First, we can start by collecting data from our cloud providers. This may go without saying, but if you’re using a public cloud in any way, you should also collect any type of logs or flows your cloud provider offers through visibility. This includes information about resource connectivity and traffic flow within a particular cloud provider’s environment and among different cloud providers.
AWS provides VPC Flow Logs, which allow you to gather info about traffic going in and out of your VPC interfaces.
GCP also uses VPC Flow Logs to record a sample of network flows sent from and received by VM instances, including instances used as GKE nodes.
Azure NSG flow logs inform us about ingress and egress IP traffic through a Network Security Group.
Next, considering we access cloud resources mostly over the public internet, we need to collect data about the state of the internet itself. This has always been something network engineers have wanted, but it’s never been more critical than it is today.
We can start with collecting whatever telemetry our service providers will give us, especially our last-mile providers. But that’s typically lacking at best, so we should also explore other data types and sources.
First, the global routing table is freely available to ingest from various reliable sources. This allows us to see the internet weather, as it were, which can help us understand why traffic moves the way it does.
Next, we can deploy test agents to monitor connectivity to public resources such as public DNS servers, SaaS providers, etc. More than simple up/down, we can test for latency, jitter, route and path changes, and so on.
Remember that many, if not most, of our end-users are accessing our applications over the internet today, so understanding what’s happening on the global network we don’t own or manage is critical to understanding application delivery.
So many applications are built on microservices architectures today that collecting metrics about container network performance is crucial. eBPF is a common way to interact with the container network stack to collect metrics such as packet loss, latency, jitter, and elements like TCP retransmissions, fragments, etc.
Monitoring container networking also means tracking the traffic among containers and between your pods deployed in the cloud, on-premises services, and interacting with third-party SaaS services.

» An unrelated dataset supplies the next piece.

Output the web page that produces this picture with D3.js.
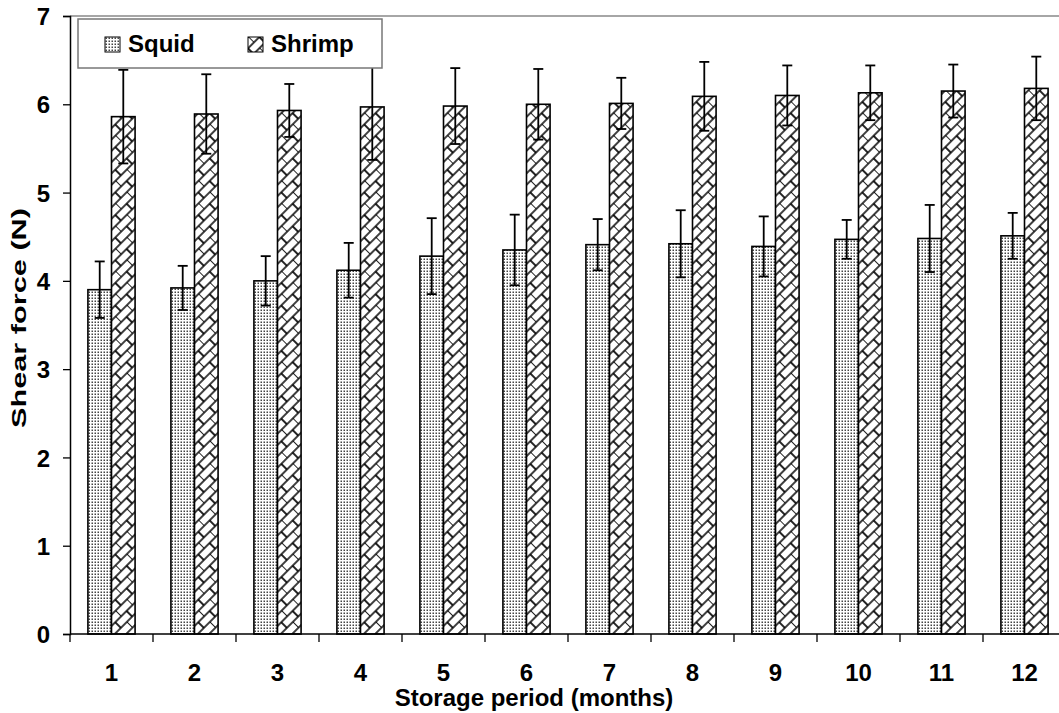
<!DOCTYPE html>
<html>
<head>
<meta charset="utf-8">
<script src="https://cdn.jsdelivr.net/npm/d3@7"></script>
<style>
  body { margin: 0; background: #fff; }
  text { font-family: Arial, "Liberation Sans", sans-serif; font-weight: bold; fill: #000; }
</style>
</head>
<body>
<div class="canvas"></div>
<script>
// data
const months = ['1', '2', '3', '4', '5', '6', '7', '8', '9', '10', '11', '12'];
const seriesNames = ['Squid', 'Shrimp'];
const squidMean = [3.90, 3.92, 4.00, 4.12, 4.28, 4.35, 4.41, 4.42, 4.39, 4.47, 4.48, 4.51];
const squidErr = [0.32, 0.25, 0.28, 0.31, 0.43, 0.40, 0.29, 0.38, 0.34, 0.22, 0.38, 0.26];
const shrimpMean = [5.86, 5.89, 5.93, 5.97, 5.98, 6.00, 6.01, 6.09, 6.10, 6.13, 6.15, 6.18];
const shrimpErr = [0.53, 0.45, 0.30, 0.60, 0.43, 0.40, 0.29, 0.39, 0.34, 0.31, 0.30, 0.36];
const yTicks = [0, 1, 2, 3, 4, 5, 6, 7];

const rows = months.map((m, i) => ({
  month: m,
  values: [
    { name: 'Squid', mean: squidMean[i], err: squidErr[i] },
    { name: 'Shrimp', mean: shrimpMean[i], err: shrimpErr[i] }
  ]
}));

const svg = d3.select('.canvas')
  .append('svg')
  .attr('width', 1059)
  .attr('height', 713);

const margin = { left: 70, top: 16, right: 1066, bottom: 634 };

const x = d3.scaleBand().domain(months).range([margin.left, margin.right]).padding(0);
const xs = d3.scaleBand().domain(seriesNames).range([0, x.bandwidth()])
  .paddingInner(0).paddingOuter(0.76);
const y = d3.scaleLinear().domain([0, 7]).range([margin.bottom, margin.top]);

// patterns
const defs = svg.append('defs');
const dots = defs.append('pattern')
  .attr('id', 'dots')
  .attr('patternUnits', 'userSpaceOnUse')
  .attr('width', 3).attr('height', 3);
dots.append('rect').attr('width', 3).attr('height', 3).attr('fill', '#fff');
dots.append('rect').attr('x', 0.5).attr('y', 0.5).attr('width', 1.5).attr('height', 1.5).attr('fill', '#444');

const brick = defs.append('pattern')
  .attr('id', 'brick')
  .attr('patternUnits', 'userSpaceOnUse')
  .attr('width', 16).attr('height', 16)
  .attr('patternTransform', 'rotate(-45)');
brick.append('rect').attr('width', 16).attr('height', 16).attr('fill', '#fff');
brick.append('path')
  .attr('d', 'M0,0H16M0,8H16M0,16H16M0,0V8M8,8V16')
  .attr('stroke', '#000')
  .attr('stroke-width', 1.7)
  .attr('fill', 'none');

const fills = { Squid: 'url(#dots)', Shrimp: 'url(#brick)' };

// top frame line
svg.append('line')
  .attr('x1', margin.left).attr('x2', margin.right)
  .attr('y1', y(7)).attr('y2', y(7))
  .attr('stroke', '#888').attr('stroke-width', 1.5);

// bars
const groups = svg.append('g').selectAll('g')
  .data(rows)
  .join('g')
  .attr('transform', d => `translate(${x(d.month)},0)`);

groups.selectAll('rect')
  .data(d => d.values)
  .join('rect')
  .attr('x', d => xs(d.name))
  .attr('y', d => y(d.mean))
  .attr('width', xs.bandwidth())
  .attr('height', d => y(0) - y(d.mean))
  .attr('fill', d => fills[d.name])
  .attr('stroke', '#000')
  .attr('stroke-width', 1.6);

// y axis
const yAxis = svg.append('g')
  .attr('transform', `translate(${margin.left},0)`)
  .call(d3.axisLeft(y).tickValues(yTicks).tickFormat(d3.format('d')).tickSize(7).tickPadding(13));
yAxis.select('.domain').attr('stroke', '#000').attr('stroke-width', 1.5);
yAxis.selectAll('.tick line').attr('stroke-width', 1.3);
yAxis.selectAll('text').style('font-size', '24px').attr('dy', '0.36em');

// x axis: ticks on category boundaries
const xAxis = svg.append('g')
  .attr('transform', `translate(0,${margin.bottom})`);
xAxis.append('line')
  .attr('x1', margin.left).attr('x2', margin.right)
  .attr('stroke', '#000').attr('stroke-width', 1.5);
xAxis.selectAll('.tk')
  .data(months)
  .join('line')
  .attr('class', 'tk')
  .attr('x1', d => x(d)).attr('x2', d => x(d))
  .attr('y1', 0).attr('y2', 8)
  .attr('stroke', '#000').attr('stroke-width', 1.3);
xAxis.selectAll('.lbl')
  .data(months)
  .join('text')
  .attr('class', 'lbl')
  .attr('x', d => x(d) + x.bandwidth() / 2)
  .attr('y', 47)
  .attr('text-anchor', 'middle')
  .style('font-size', '24px')
  .text(d => d);

// error bars
const eb = groups.selectAll('g.err')
  .data(d => d.values)
  .join('g')
  .attr('class', 'err')
  .attr('transform', d => `translate(${xs(d.name) + xs.bandwidth() / 2},0)`)
  .attr('stroke', '#000')
  .attr('stroke-width', 1.8);
eb.append('line')
  .attr('y1', d => y(d.mean + d.err)).attr('y2', d => y(d.mean - d.err));
eb.append('line')
  .attr('x1', -5).attr('x2', 5)
  .attr('y1', d => y(d.mean + d.err)).attr('y2', d => y(d.mean + d.err));
eb.append('line')
  .attr('x1', -5).attr('x2', 5)
  .attr('y1', d => y(d.mean - d.err)).attr('y2', d => y(d.mean - d.err));

// axis titles
svg.append('text')
  .attr('x', 534).attr('y', 706)
  .attr('text-anchor', 'middle')
  .style('font-size', '24px')
  .text('Storage period (months)');

svg.append('text')
  .attr('transform', 'translate(26,318) rotate(-90)')
  .attr('text-anchor', 'middle')
  .attr('textLength', 220)
  .attr('lengthAdjust', 'spacingAndGlyphs')
  .style('font-size', '21px')
  .text('Shear force (N)');

// legend
const legend = svg.append('g').attr('transform', 'translate(78,19)');
legend.append('rect')
  .attr('width', 304).attr('height', 49)
  .attr('fill', '#fff')
  .attr('stroke', '#777').attr('stroke-width', 1.5);
const lx = d3.scaleOrdinal().domain(seriesNames).range([27, 170]);
const items = legend.selectAll('g.item')
  .data(seriesNames)
  .join('g')
  .attr('class', 'item')
  .attr('transform', d => `translate(${lx(d)},18)`);
items.append('rect')
  .attr('width', 15).attr('height', 15)
  .attr('fill', d => fills[d])
  .attr('stroke', '#000').attr('stroke-width', 1);
items.append('text')
  .attr('x', 23).attr('y', 15)
  .style('font-size', '24px')
  .text(d => d);
</script>
</body>
</html>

Network overlays were once relegated only to the data center to stretch VLANs or other niche requirements. Today, network overlays form the basis of how we connect to resources over the internet.
SD-WAN, for example, is an overlay technology that obfuscates an underlying physical network, usually the public internet. It provides many benefits to network operations, network security, and, above all else, cloud connectivity.
In my professional experience, a conversation about SD-WAN is usually about the cloud. So without this telemetry as part of our visibility strategy, we’re missing visibility into the forwarding and policy component of how our end users actually reach their apps.
Some SD-WAN vendors expose an API you can use to collect information, and some export flow, SNMP, and more modern telemetry like streaming. Getting a clear picture of how the overlay and underlay networks interact and how the underlay affects what we see in the overlay is crucial for understanding application delivery today.
We want to know as much as possible about our end-user’s experience with their applications. After all, that’s the reason the network exists in the first place. And for that, we can collect a variety of data.
There are browser plugins that can tell us how an application performs, and of course, there are locally installed agents that can tell us about a computer’s resource utilization, such as memory and CPU.
However, to be proactive about monitoring an end-user’s experience, we can deploy test agents to simulate end users interacting with an application in a deliberate and prescribed manner so we can gather the specific telemetry about each step in a digital transaction.
The Starship Enterprise WAN
In 2023, applications are consumed almost entirely over the internet. With few exceptions, the enterprise network is more critical than ever, more complex than ever, more distributed than ever, and more impactful than ever to an end-user’s experience. That means designing and maintaining a performant application delivery mechanism requires a different form of visibility than we’ve previously had.
Like the Kobayashi Maru, we must change the conditions of the test. We can’t afford to lose, and as enterprise network engineers, we can’t afford to believe in a no-win scenario. The network has to work, or no one has access to anything.
Using more data, additional sources, and new data analysis workflows, network observability is the three-dimensional thinking necessary to meet the needs of today’s network.